= Instruction =
Please write out the material below exactly as given.
━━━ Dataset section ━━━
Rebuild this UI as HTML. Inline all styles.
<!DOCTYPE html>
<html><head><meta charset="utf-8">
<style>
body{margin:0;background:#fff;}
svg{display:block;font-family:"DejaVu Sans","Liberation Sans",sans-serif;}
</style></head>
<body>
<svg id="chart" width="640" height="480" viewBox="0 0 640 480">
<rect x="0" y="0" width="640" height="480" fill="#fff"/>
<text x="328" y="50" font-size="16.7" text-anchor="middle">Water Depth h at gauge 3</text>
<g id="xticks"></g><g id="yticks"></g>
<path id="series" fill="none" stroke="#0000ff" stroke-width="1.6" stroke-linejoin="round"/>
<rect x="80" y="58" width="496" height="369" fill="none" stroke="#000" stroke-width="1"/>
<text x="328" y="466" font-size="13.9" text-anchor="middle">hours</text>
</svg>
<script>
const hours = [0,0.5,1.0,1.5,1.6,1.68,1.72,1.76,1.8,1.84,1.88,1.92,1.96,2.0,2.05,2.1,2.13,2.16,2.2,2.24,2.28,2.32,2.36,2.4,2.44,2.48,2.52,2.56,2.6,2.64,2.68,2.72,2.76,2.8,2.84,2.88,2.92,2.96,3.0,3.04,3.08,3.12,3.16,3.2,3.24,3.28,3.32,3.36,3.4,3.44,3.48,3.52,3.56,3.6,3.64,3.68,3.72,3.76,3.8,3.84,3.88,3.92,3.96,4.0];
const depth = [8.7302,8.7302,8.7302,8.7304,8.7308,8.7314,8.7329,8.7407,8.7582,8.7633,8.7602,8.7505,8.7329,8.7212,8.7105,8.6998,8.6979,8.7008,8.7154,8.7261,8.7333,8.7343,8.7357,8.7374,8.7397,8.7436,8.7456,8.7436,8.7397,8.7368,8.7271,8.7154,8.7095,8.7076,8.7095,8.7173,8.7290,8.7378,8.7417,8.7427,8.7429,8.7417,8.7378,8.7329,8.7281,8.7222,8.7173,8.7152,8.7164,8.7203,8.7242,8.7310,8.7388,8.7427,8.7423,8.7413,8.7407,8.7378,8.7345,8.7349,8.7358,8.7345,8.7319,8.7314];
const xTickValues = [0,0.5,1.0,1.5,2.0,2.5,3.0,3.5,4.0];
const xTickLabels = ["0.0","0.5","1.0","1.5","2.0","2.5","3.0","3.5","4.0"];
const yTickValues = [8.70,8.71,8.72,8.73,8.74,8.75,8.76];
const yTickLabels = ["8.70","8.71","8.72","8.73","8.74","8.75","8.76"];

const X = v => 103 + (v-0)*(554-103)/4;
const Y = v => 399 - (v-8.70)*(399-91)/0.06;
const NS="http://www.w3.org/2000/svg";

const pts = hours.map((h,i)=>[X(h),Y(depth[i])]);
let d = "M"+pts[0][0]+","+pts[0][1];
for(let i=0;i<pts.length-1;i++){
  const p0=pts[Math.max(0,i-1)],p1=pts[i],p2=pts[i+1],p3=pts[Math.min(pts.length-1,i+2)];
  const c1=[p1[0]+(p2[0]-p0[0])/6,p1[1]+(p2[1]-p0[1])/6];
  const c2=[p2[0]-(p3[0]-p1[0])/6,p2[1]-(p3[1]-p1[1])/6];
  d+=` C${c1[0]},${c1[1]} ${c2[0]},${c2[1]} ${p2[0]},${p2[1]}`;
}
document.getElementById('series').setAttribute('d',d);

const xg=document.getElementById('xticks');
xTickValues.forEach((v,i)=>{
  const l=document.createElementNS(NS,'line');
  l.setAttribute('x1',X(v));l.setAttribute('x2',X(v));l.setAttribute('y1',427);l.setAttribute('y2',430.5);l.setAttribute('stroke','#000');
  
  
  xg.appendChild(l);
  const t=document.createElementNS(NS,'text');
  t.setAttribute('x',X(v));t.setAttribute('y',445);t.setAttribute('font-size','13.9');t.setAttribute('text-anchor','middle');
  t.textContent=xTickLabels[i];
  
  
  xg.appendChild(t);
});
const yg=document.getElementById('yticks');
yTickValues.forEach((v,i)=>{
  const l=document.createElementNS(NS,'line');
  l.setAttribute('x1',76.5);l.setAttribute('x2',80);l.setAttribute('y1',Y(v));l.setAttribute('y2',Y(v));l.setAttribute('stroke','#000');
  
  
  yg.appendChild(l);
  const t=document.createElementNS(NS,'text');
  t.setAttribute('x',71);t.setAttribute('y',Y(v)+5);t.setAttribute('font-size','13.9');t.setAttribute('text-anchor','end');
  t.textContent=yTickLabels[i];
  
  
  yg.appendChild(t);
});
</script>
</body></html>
━━━
= Response for this exercise =
Rebuild this UI as HTML. Inline all styles.
<!DOCTYPE html>
<html><head><meta charset="utf-8">
<style>
body{margin:0;background:#fff;}
svg{display:block;font-family:"DejaVu Sans","Liberation Sans",sans-serif;}
</style></head>
<body>
<svg id="chart" width="640" height="480" viewBox="0 0 640 480">
<rect x="0" y="0" width="640" height="480" fill="#fff"/>
<text x="328" y="50" font-size="16.7" text-anchor="middle">Water Depth h at gauge 3</text>
<g id="xticks"></g><g id="yticks"></g>
<path id="series" fill="none" stroke="#0000ff" stroke-width="1.6" stroke-linejoin="round"/>
<rect x="80" y="58" width="496" height="369" fill="none" stroke="#000" stroke-width="1"/>
<text x="328" y="466" font-size="13.9" text-anchor="middle">hours</text>
</svg>
<script>
const hours = [0,0.5,1.0,1.5,1.6,1.68,1.72,1.76,1.8,1.84,1.88,1.92,1.96,2.0,2.05,2.1,2.13,2.16,2.2,2.24,2.28,2.32,2.36,2.4,2.44,2.48,2.52,2.56,2.6,2.64,2.68,2.72,2.76,2.8,2.84,2.88,2.92,2.96,3.0,3.04,3.08,3.12,3.16,3.2,3.24,3.28,3.32,3.36,3.4,3.44,3.48,3.52,3.56,3.6,3.64,3.68,3.72,3.76,3.8,3.84,3.88,3.92,3.96,4.0];
const depth = [8.7302,8.7302,8.7302,8.7304,8.7308,8.7314,8.7329,8.7407,8.7582,8.7633,8.7602,8.7505,8.7329,8.7212,8.7105,8.6998,8.6979,8.7008,8.7154,8.7261,8.7333,8.7343,8.7357,8.7374,8.7397,8.7436,8.7456,8.7436,8.7397,8.7368,8.7271,8.7154,8.7095,8.7076,8.7095,8.7173,8.7290,8.7378,8.7417,8.7427,8.7429,8.7417,8.7378,8.7329,8.7281,8.7222,8.7173,8.7152,8.7164,8.7203,8.7242,8.7310,8.7388,8.7427,8.7423,8.7413,8.7407,8.7378,8.7345,8.7349,8.7358,8.7345,8.7319,8.7314];
const xTickValues = [0,0.5,1.0,1.5,2.0,2.5,3.0,3.5,4.0];
const xTickLabels = ["0.0","0.5","1.0","1.5","2.0","2.5","3.0","3.5","4.0"];
const yTickValues = [8.70,8.71,8.72,8.73,8.74,8.75,8.76];
const yTickLabels = ["8.70","8.71","8.72","8.73","8.74","8.75","8.76"];

const X = v => 103 + (v-0)*(554-103)/4;
const Y = v => 399 - (v-8.70)*(399-91)/0.06;
const NS="http://www.w3.org/2000/svg";

const pts = hours.map((h,i)=>[X(h),Y(depth[i])]);
let d = "M"+pts[0][0]+","+pts[0][1];
for(let i=0;i<pts.length-1;i++){
  const p0=pts[Math.max(0,i-1)],p1=pts[i],p2=pts[i+1],p3=pts[Math.min(pts.length-1,i+2)];
  const c1=[p1[0]+(p2[0]-p0[0])/6,p1[1]+(p2[1]-p0[1])/6];
  const c2=[p2[0]-(p3[0]-p1[0])/6,p2[1]-(p3[1]-p1[1])/6];
  d+=` C${c1[0]},${c1[1]} ${c2[0]},${c2[1]} ${p2[0]},${p2[1]}`;
}
document.getElementById('series').setAttribute('d',d);

const xg=document.getElementById('xticks');
xTickValues.forEach((v,i)=>{
  const l=document.createElementNS(NS,'line');
  l.setAttribute('x1',X(v));l.setAttribute('x2',X(v));l.setAttribute('y1',427);l.setAttribute('y2',430.5);l.setAttribute('stroke','#000');
  
  
  xg.appendChild(l);
  const t=document.createElementNS(NS,'text');
  t.setAttribute('x',X(v));t.setAttribute('y',445);t.setAttribute('font-size','13.9');t.setAttribute('text-anchor','middle');
  t.textContent=xTickLabels[i];
  
  
  xg.appendChild(t);
});
const yg=document.getElementById('yticks');
yTickValues.forEach((v,i)=>{
  const l=document.createElementNS(NS,'line');
  l.setAttribute('x1',76.5);l.setAttribute('x2',80);l.setAttribute('y1',Y(v));l.setAttribute('y2',Y(v));l.setAttribute('stroke','#000');
  
  
  yg.appendChild(l);
  const t=document.createElementNS(NS,'text');
  t.setAttribute('x',71);t.setAttribute('y',Y(v)+5);t.setAttribute('font-size','13.9');t.setAttribute('text-anchor','end');
  t.textContent=yTickLabels[i];
  
  
  yg.appendChild(t);
});
</script>
</body></html>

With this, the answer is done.